DO THIS
Write out the listing, please, but only from its first line through the line containing "import * as", exactly as given and without pictures.

SOURCE MATERIAL

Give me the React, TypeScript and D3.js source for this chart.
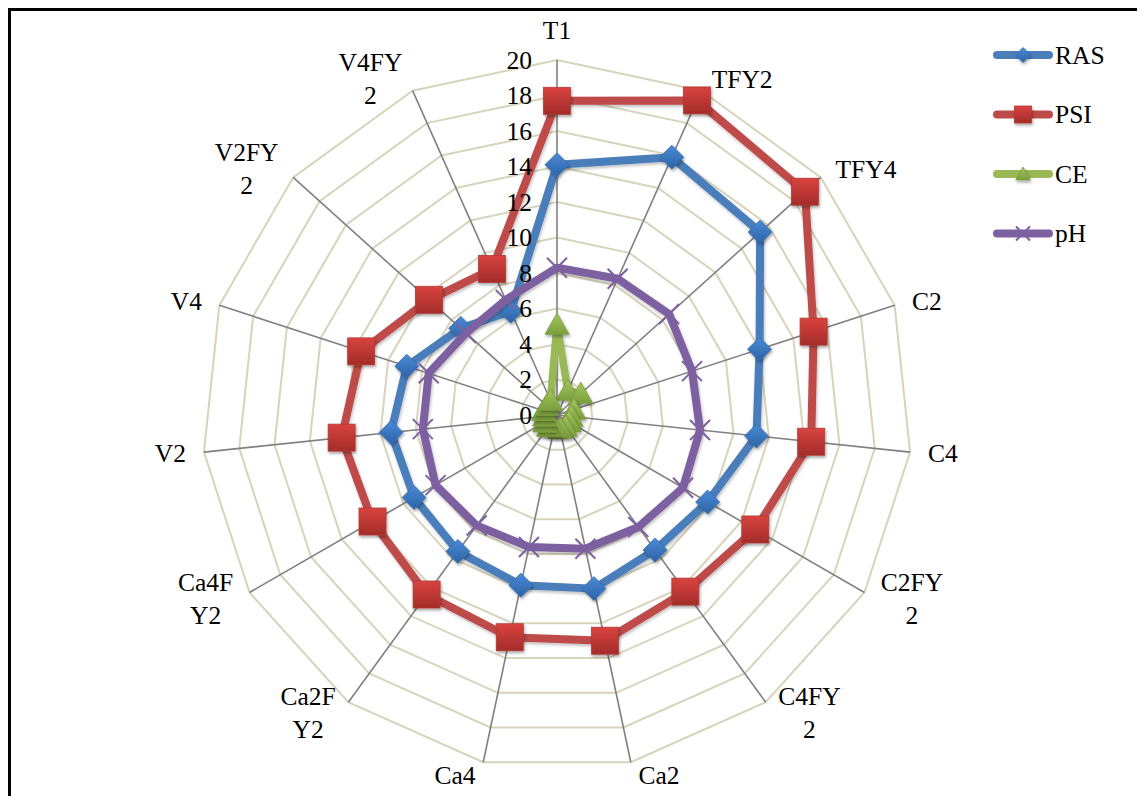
import React from "react";
import * as d3 from "d3";

const categories = ["T1", "TFY2", "TFY4", "C2", "C4", "C2FY2", "C4FY2", "Ca2", "Ca4", "Ca2FY2", "Ca4FY2", "V2", "V4", "V2FY2", "V4FY2"];
const categoryLines = [["T1"], ["TFY2"], ["TFY4"], ["C2"], ["C4"], ["C2FY", "2"], ["C4FY", "2"], ["Ca2"], ["Ca4"], ["Ca2F", "Y2"], ["Ca4F", "Y2"], ["V2"], ["V4"], ["V2FY", "2"], ["V4FY", "2"]];
const rasValues = [14.1, 15.9, 15.4, 12.0, 11.3, 9.8, 9.4, 10.0, 9.8, 9.5, 9.3, 9.4, 8.9, 7.3, 6.4];
const psiValues = [17.7, 19.4, 18.8, 15.2, 14.4, 12.9, 12.3, 13.0, 12.8, 12.5, 12.0, 12.2, 11.6, 9.7, 9.0];
const ceValues = [5.1, 1.5, 1.8, 1.0, 0.8, 0.8, 0.8, 0.8, 0.7, 0.8, 0.8, 0.7, 0.8, 0.8, 0.9];
const phValues = [8.3, 8.4, 8.5, 8.0, 8.1, 8.2, 7.8, 7.7, 7.6, 7.7, 7.9, 7.6, 7.6, 6.9, 7.1];
const tickValues = [0, 2, 4, 6, 8, 10, 12, 14, 16, 18, 20];

const seriesNames = ["RAS", "PSI", "CE", "pH"];
const seriesData = [rasValues, psiValues, ceValues, phValues];
const seriesColors = ["#4a7ebb", "#be4b48", "#98b954", "#7d60a0"];
const seriesMarkers = ["diamond", "square", "triangle", "x"];

const W = 1137;
const H = 788;
const CX = 549; // page x 557
const CY = 407; // page y 415
const R = 355;
const FONT = '"Liberation Serif", "Times New Roman", serif';
const FS = 25.5;

const rScale = d3.scaleLinear().domain([0, 20]).range([0, R]);
const aScale = d3.scaleLinear().domain([0, categories.length]).range([0, 2 * Math.PI]);

function pt(i: number, v: number): [number, number] {
  const a = aScale(i);
  const r = rScale(v);
  return [CX + r * Math.sin(a), CY - r * Math.cos(a)];
}

let ctx: CanvasRenderingContext2D | null = null;
function measure(t: string): number {
  if (!ctx) {
    const c = document.createElement("canvas");
    ctx = c.getContext("2d");
  }
  if (!ctx) return t.length * FS * 0.55;
  ctx.font = `${FS}px "Liberation Serif"`;
  return ctx.measureText(t).width;
}

function Marker({ type, x, y, color, size }: { type: string; x: number; y: number; color: string; size: number }) {
  if (type === "diamond") {
    const s = size / 2;
    return <path d={`M${x},${y - s}L${x + s},${y}L${x},${y + s}L${x - s},${y}Z`} fill="url(#gBlue)" stroke="#3a6fae" strokeWidth={0.8} filter="url(#shadow)" />;
  }
  if (type === "square") {
    const s = size / 2;
    return <rect x={x - s} y={y - s} width={size} height={size} fill="url(#gRed)" stroke="#b03a36" strokeWidth={0.8} filter="url(#shadow)" />;
  }
  if (type === "triangle") {
    const s = size / 2;
    return <path d={`M${x},${y - s}L${x + s * 1.05},${y + s * 0.85}L${x - s * 1.05},${y + s * 0.85}Z`} fill="url(#gGreen)" stroke="#7ea03f" strokeWidth={0.8} filter="url(#shadow)" />;
  }
  const s = size / 2;
  return <path d={`M${x - s},${y - s}L${x + s},${y + s}M${x + s},${y - s}L${x - s},${y + s}`} stroke={color} strokeWidth={2} fill="none" />;
}

export default function App() {
  const n = categories.length;
  const line = d3.line<[number, number]>().curve(d3.curveLinearClosed);
  const ringPath = (v: number) => line(d3.range(n).map((i) => pt(i, v)))!;

  const markerSizes = [24, 27, 23, 20];
  const strokeWidths = [8, 8, 7.5, 8];

  return (
    <svg width={W} height={H} style={{ display: "block", background: "#fff" }} fontFamily={FONT}>
      <defs>
        <linearGradient id="gRed" x1="0" y1="0" x2="0" y2="1">
          <stop offset="0" stopColor="#d9433f" />
          <stop offset="1" stopColor="#a32c29" />
        </linearGradient>
        <linearGradient id="gBlue" x1="0" y1="0" x2="0" y2="1">
          <stop offset="0" stopColor="#4a8ad6" />
          <stop offset="1" stopColor="#2c63a6" />
        </linearGradient>
        <linearGradient id="gGreen" x1="0" y1="0" x2="0" y2="1">
          <stop offset="0" stopColor="#a3c85f" />
          <stop offset="1" stopColor="#7a9e3c" />
        </linearGradient>
        <filter id="shadow" x="-50%" y="-50%" width="200%" height="200%">
          <feDropShadow dx="1" dy="2" stdDeviation="1.5" floodColor="#000" floodOpacity="0.35" />
        </filter>
        <filter id="lshadow" x="-10%" y="-10%" width="120%" height="120%">
          <feDropShadow dx="1" dy="2" stdDeviation="1.5" floodColor="#000" floodOpacity="0.25" />
        </filter>
      </defs>
      <rect x={1.5} y={1.5} width={W + 20} height={H + 20} fill="#fff" stroke="#000" strokeWidth={3} />

      {/* grid rings */}
      {tickValues.slice(1).map((v) => (
        <path key={v} d={ringPath(v)} fill="none" stroke="#d8d3bb" strokeWidth={2} />
      ))}
      {/* spokes */}
      {categories.map((c, i) => {
        const [x, y] = pt(i, 20);
        return <line key={c} x1={CX} y1={CY} x2={x} y2={y} stroke="#808080" strokeWidth={1.6} />;
      })}

      {/* series */}
      {seriesData.map((vals, s) => (
        <g key={seriesNames[s]}>
          <path d={line(vals.map((v, i) => pt(i, v)))!} fill="none" stroke={seriesColors[s]} strokeWidth={strokeWidths[s]} strokeLinejoin="round" filter="url(#lshadow)" />
          {vals.map((v, i) => {
            const [x, y] = pt(i, v);
            return <Marker key={i} type={seriesMarkers[s]} x={x} y={y} color={seriesColors[s]} size={markerSizes[s]} />;
          })}
        </g>
      ))}

      {/* tick labels */}
      {tickValues.map((v) => (
        <text key={v} x={CX - 25} y={CY - rScale(v)} dy="0.35em" textAnchor="end" fontSize={FS} fill="#000">
          {v}
        </text>
      ))}

      {/* category labels */}
      {categoryLines.map((lines, i) => {
        const a = aScale(i);
        const sin = Math.sin(a);
        const cos = Math.cos(a);
        const [ex, ey] = pt(i, 20);
        const lh = 33;
        const widths = lines.map(measure);
        const bw = Math.max(...widths);
        let cxBlock: number;
        let cyBlock: number;
        if (Math.abs(sin) < 0.01) {
          cxBlock = ex;
          cyBlock = cos > 0 ? ey - 30 : ey + 30;
        } else {
          const gap = 5 + 13 * Math.abs(sin);
          cxBlock = sin > 0 ? ex + gap + bw / 2 : ex - gap - bw / 2;
          cyBlock = ey - cos * 13;
        }
        const y0 = cyBlock - ((lines.length - 1) * lh) / 2;
        return (
          <text key={categories[i]} fontSize={FS} textAnchor="middle" fill="#000">
            {lines.map((t, k) => (
              <tspan key={k} x={cxBlock} y={y0 + k * lh} dy="0.35em">
                {t}
              </tspan>
            ))}
          </text>
        );
      })}

      {/* legend */}
      {seriesNames.map((name, s) => {
        const ly = 47 + s * 59.5;
        const x0 = 989;
        const x1 = 1041;
        const mx = (x0 + x1) / 2;
        return (
          <g key={name}>
            <line x1={x0} y1={ly} x2={x1} y2={ly} stroke={seriesColors[s]} strokeWidth={8} strokeLinecap="round" />
            <Marker type={seriesMarkers[s]} x={mx} y={ly} color={seriesColors[s]} size={s === 1 ? 17 : s === 0 ? 15 : 14} />
            <text x={1047} y={ly} dy="0.35em" fontSize={FS} fill="#000">
              {name}
            </text>
          </g>
        );
      })}
    </svg>
  );
}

FINISHED EXERCISE
Give me the React, TypeScript and D3.js source for this chart.
import React from "react";
import * as d3 from "d3";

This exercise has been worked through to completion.